Collected data
■ ■ ■ ■ ■

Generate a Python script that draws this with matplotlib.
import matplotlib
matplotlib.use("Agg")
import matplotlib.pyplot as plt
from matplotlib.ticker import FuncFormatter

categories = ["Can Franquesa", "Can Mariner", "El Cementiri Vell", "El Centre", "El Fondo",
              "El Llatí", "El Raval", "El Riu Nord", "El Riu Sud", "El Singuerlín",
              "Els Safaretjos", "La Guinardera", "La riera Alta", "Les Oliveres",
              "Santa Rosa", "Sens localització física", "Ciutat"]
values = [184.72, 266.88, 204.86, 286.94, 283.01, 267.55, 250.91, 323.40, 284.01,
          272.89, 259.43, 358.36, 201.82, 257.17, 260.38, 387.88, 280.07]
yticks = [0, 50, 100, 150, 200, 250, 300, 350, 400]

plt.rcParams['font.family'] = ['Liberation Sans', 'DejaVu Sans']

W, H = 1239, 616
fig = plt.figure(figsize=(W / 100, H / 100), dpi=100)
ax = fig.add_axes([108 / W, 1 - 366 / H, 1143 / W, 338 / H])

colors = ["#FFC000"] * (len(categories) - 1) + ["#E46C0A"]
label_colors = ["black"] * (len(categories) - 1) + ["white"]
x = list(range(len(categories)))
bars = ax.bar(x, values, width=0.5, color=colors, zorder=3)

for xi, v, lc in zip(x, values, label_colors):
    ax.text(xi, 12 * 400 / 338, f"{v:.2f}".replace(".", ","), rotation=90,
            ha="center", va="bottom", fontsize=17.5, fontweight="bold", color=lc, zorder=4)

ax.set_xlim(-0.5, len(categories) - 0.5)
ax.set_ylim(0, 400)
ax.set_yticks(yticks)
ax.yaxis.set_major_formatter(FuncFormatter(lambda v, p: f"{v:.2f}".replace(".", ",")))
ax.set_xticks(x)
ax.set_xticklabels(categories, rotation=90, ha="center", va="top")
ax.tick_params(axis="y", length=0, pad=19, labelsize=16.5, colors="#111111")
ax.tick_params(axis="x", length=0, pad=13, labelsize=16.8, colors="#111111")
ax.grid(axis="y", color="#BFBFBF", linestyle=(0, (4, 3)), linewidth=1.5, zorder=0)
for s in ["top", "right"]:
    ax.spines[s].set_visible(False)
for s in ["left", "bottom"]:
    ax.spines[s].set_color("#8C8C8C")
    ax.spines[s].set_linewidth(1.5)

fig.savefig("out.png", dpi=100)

■ ■ ■ ■ ■

Write out a verbatim copy of the data, beginning with its first line and ending with the line that contains "from matplotlib.ticker import FuncFormatter".

Task solution
Generate a Python script that draws this with matplotlib.
import matplotlib
matplotlib.use("Agg")
import matplotlib.pyplot as plt
from matplotlib.ticker import FuncFormatter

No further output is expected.